Yeah I had that issue with stakes. Ended up having to a little farther away to actual butchers shop to get whatever cuts as thick as I want as the local supermarket has everything pre cut to way too thin (which are easier to cook the traditional way)
 
I can make a "perfect" steak on a grill or in a broiler but it's still better sous vide. Source: Been an amateur chef for 30 years.
 

Gibbo

Member
I have an annova sous vide which I've been using for about 6 months. It is amazing. Really takes all the guess work out of cooking
 

snacknuts

we all knew her
Some really condescending, elitist attitudes in here.

I got a Joule sous vide cooker a few weeks ago and I've never had better steaks.

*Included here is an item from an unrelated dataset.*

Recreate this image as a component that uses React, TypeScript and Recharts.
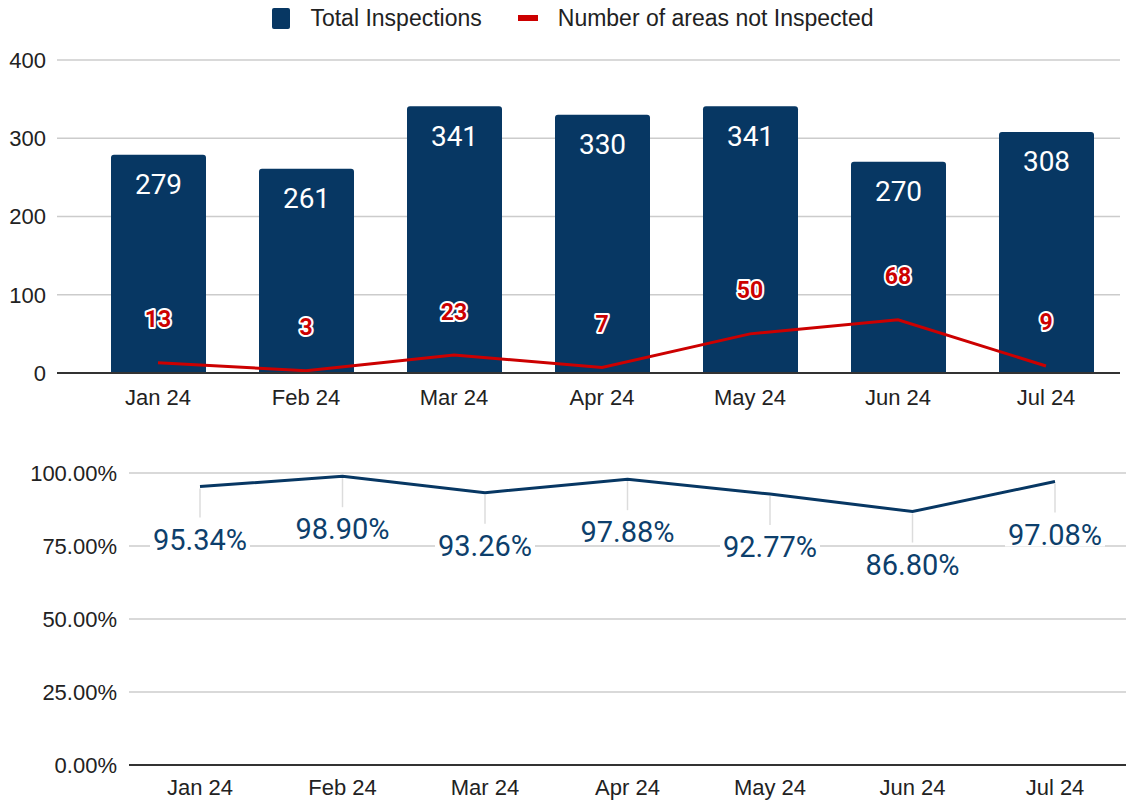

I get 1.5-2" thick grass-fed Angus delmonicos from a local farm. They're pricey but exceptional cuts. And when I cook them sous vide followed by a quick sear, they always come out perfect. 2 minutes of prep, kick off the Joule, come back in a couple hours when the app alerts me, and then a few minutes to heat a pan & sear the steak. Minimal effort, perfect every time.

So what, exactly, is wrong with that?

Nothing. I got an Anova in January and I absolutely love it.
 

robotrock

Banned
Man, every few months I'll go on a Youtube binge and watch everything Sous Vide, but then never take the steps to getting my own set up.

I need to check this out.
 
People saying "lol" dont understand why it is better (or at least worthwhile) to do it this way in the first place

Also, seeing the word "boil" mentioned in this thread means many are missing the point. If you boil the meat you are going to have a the most horrible end result you have ever seen.
 

Wiseblood

Member
I got a Joule sous vide cooker a few weeks ago and I've never had better steaks. I get 1.5-2" thick grass-fed Angus delmonicos from a local farm. They're pricey but exceptional cuts. And when I cook them sous vide followed by a quick sear, they always come out perfect. 2 minutes of prep, kick off the Joule, come back in a couple hours when the app alerts me, and then a few minutes to heat a pan & sear the steak. Minimal effort, perfect every time.

How are you liking the Joule? Have you used other circulators before it? Been waiting weeks for my pre-order to ship.